Stored entries
_ _ _
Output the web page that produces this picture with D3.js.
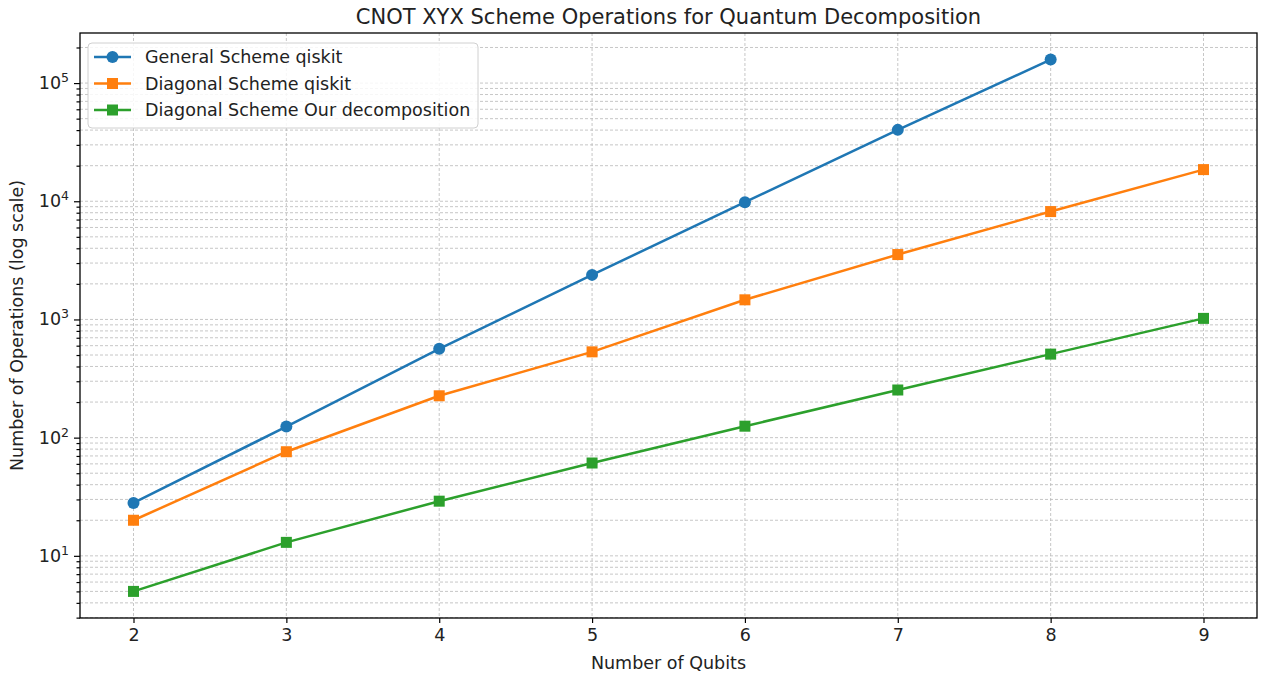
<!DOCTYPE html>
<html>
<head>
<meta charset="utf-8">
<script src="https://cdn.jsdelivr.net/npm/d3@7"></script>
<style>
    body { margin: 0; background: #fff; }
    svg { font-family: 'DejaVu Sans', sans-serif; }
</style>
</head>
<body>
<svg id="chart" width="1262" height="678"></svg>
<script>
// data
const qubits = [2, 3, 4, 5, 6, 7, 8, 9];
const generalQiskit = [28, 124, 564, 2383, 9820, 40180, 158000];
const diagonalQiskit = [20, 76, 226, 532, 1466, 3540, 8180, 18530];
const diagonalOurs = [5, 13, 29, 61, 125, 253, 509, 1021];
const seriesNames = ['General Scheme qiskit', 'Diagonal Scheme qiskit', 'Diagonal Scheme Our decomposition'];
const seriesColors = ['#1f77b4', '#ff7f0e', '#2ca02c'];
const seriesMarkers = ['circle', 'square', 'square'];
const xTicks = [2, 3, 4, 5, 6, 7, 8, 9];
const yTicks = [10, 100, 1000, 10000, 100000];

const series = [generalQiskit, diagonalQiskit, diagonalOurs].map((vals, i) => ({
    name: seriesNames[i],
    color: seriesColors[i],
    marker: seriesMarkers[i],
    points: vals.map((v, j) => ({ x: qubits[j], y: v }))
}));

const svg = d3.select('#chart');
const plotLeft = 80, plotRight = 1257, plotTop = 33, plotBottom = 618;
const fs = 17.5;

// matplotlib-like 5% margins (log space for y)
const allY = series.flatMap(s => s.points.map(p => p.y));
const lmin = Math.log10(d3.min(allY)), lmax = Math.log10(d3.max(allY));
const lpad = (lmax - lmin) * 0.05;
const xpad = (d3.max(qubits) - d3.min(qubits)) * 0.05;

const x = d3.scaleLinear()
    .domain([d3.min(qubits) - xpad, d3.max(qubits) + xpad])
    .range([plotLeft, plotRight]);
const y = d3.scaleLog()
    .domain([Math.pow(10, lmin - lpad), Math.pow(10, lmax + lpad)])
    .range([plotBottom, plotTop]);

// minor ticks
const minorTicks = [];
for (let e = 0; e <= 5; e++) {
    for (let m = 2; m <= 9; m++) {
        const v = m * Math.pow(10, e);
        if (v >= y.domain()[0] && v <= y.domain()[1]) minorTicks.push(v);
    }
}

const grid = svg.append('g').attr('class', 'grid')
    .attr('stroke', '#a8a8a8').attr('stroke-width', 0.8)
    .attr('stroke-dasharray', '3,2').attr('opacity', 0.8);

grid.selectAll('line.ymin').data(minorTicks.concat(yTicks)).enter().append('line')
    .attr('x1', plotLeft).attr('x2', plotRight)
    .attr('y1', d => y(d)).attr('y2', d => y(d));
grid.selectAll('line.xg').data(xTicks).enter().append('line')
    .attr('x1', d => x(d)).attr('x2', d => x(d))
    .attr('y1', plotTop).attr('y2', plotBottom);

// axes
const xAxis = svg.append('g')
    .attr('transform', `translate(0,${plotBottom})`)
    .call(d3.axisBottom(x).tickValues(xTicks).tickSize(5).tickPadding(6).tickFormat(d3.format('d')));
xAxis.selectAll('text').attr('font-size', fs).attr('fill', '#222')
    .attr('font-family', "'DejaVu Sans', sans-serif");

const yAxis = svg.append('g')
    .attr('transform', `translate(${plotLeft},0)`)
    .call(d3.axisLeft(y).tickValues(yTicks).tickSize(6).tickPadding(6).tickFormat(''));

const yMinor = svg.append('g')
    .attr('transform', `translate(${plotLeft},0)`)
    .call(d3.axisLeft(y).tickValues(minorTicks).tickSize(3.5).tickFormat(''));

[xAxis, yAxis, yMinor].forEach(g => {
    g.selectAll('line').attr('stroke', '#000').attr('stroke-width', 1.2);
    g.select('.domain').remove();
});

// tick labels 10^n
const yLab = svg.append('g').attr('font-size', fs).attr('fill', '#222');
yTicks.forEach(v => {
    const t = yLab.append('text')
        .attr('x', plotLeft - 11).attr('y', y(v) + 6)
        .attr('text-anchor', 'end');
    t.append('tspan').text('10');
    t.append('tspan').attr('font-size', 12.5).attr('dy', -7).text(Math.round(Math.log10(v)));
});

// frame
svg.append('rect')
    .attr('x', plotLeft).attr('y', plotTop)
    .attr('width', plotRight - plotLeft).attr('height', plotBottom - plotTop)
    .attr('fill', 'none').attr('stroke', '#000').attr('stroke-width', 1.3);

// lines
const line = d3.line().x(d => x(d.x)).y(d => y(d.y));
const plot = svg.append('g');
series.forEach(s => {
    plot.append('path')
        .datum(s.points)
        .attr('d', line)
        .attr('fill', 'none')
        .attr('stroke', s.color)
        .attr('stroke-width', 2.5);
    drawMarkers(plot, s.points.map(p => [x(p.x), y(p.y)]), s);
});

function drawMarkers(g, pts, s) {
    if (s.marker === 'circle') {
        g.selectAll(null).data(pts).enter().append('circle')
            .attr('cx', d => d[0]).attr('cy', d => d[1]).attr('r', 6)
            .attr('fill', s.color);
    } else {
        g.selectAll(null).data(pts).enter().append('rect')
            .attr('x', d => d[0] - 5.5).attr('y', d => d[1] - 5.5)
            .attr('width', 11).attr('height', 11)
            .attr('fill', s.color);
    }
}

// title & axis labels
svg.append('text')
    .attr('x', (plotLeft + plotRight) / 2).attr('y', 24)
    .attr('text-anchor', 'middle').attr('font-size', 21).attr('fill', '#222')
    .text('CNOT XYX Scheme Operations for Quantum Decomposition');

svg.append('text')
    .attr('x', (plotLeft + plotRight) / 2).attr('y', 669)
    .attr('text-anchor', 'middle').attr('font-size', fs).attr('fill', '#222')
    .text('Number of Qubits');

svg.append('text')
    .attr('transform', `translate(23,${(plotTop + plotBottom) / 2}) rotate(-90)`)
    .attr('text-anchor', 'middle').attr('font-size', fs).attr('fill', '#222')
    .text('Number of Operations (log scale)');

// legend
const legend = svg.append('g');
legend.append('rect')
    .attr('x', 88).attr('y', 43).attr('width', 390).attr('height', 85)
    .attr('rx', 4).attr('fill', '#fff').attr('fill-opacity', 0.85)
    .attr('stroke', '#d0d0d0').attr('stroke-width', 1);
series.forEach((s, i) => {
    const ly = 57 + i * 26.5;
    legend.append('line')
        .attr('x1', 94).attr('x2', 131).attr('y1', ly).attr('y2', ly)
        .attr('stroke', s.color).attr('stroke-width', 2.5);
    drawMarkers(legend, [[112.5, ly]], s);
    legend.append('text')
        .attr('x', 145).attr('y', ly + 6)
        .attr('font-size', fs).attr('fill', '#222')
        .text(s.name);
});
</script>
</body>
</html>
_ _ _
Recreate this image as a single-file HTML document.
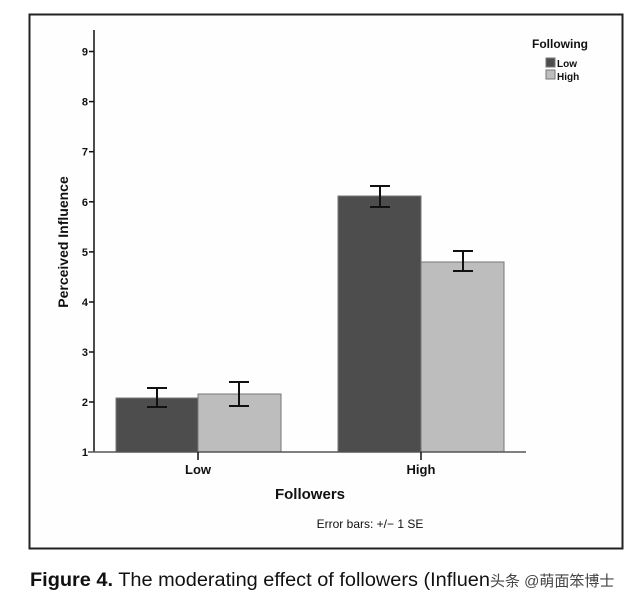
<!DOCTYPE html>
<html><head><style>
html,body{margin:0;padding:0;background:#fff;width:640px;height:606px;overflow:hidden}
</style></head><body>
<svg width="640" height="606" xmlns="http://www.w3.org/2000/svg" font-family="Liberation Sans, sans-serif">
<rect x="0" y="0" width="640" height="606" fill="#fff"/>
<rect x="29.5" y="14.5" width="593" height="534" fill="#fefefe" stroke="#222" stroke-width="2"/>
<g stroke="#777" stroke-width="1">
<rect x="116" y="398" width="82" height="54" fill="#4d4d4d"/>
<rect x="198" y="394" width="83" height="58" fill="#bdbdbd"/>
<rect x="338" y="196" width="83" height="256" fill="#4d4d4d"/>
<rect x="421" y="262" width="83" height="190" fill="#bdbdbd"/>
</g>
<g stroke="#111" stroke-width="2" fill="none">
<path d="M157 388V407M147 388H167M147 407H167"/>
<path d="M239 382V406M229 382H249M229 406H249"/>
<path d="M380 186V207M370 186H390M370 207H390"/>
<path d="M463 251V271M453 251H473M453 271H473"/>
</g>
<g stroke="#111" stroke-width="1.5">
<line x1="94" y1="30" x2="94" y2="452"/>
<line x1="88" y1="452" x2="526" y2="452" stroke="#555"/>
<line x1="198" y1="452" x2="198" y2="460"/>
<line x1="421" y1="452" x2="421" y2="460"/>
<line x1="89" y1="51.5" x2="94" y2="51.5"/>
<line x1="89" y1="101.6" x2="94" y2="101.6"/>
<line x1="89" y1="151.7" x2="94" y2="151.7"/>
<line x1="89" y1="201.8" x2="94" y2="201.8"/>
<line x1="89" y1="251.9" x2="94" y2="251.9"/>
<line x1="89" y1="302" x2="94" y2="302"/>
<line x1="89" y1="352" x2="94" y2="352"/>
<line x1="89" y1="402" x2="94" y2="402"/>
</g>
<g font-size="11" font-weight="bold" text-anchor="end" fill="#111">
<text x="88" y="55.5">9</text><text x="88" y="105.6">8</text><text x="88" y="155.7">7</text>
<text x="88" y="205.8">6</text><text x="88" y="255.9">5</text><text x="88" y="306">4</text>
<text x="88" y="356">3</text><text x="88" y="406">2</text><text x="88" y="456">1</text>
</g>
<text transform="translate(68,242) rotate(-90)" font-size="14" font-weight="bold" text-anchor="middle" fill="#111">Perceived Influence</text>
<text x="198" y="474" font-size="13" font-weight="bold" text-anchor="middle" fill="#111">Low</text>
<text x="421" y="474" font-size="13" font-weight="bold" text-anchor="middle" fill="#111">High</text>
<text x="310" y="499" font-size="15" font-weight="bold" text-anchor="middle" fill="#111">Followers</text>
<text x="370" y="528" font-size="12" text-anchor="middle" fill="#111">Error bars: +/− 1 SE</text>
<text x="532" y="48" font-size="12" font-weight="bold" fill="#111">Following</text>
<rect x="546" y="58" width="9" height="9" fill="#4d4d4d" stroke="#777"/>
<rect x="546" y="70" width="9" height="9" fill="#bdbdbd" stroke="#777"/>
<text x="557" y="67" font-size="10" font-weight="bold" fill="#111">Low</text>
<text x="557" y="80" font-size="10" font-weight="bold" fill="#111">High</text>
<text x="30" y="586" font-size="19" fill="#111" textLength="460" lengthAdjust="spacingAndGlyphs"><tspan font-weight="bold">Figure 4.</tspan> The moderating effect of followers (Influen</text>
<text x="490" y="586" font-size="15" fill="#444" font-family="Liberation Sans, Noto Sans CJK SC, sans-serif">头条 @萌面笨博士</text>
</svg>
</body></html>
_ _ _
**YOUR TASK:** Start at the line that contains "Output the web", stop at the line that contains "const fs = 17.5;", and reproduce each line in that stretch exactly. Pictures are excluded.

**CORRECT RESULT:**
Output the web page that produces this picture with D3.js.
<!DOCTYPE html>
<html>
<head>
<meta charset="utf-8">
<script src="https://cdn.jsdelivr.net/npm/d3@7"></script>
<style>
    body { margin: 0; background: #fff; }
    svg { font-family: 'DejaVu Sans', sans-serif; }
</style>
</head>
<body>
<svg id="chart" width="1262" height="678"></svg>
<script>
// data
const qubits = [2, 3, 4, 5, 6, 7, 8, 9];
const generalQiskit = [28, 124, 564, 2383, 9820, 40180, 158000];
const diagonalQiskit = [20, 76, 226, 532, 1466, 3540, 8180, 18530];
const diagonalOurs = [5, 13, 29, 61, 125, 253, 509, 1021];
const seriesNames = ['General Scheme qiskit', 'Diagonal Scheme qiskit', 'Diagonal Scheme Our decomposition'];
const seriesColors = ['#1f77b4', '#ff7f0e', '#2ca02c'];
const seriesMarkers = ['circle', 'square', 'square'];
const xTicks = [2, 3, 4, 5, 6, 7, 8, 9];
const yTicks = [10, 100, 1000, 10000, 100000];

const series = [generalQiskit, diagonalQiskit, diagonalOurs].map((vals, i) => ({
    name: seriesNames[i],
    color: seriesColors[i],
    marker: seriesMarkers[i],
    points: vals.map((v, j) => ({ x: qubits[j], y: v }))
}));

const svg = d3.select('#chart');
const plotLeft = 80, plotRight = 1257, plotTop = 33, plotBottom = 618;
const fs = 17.5;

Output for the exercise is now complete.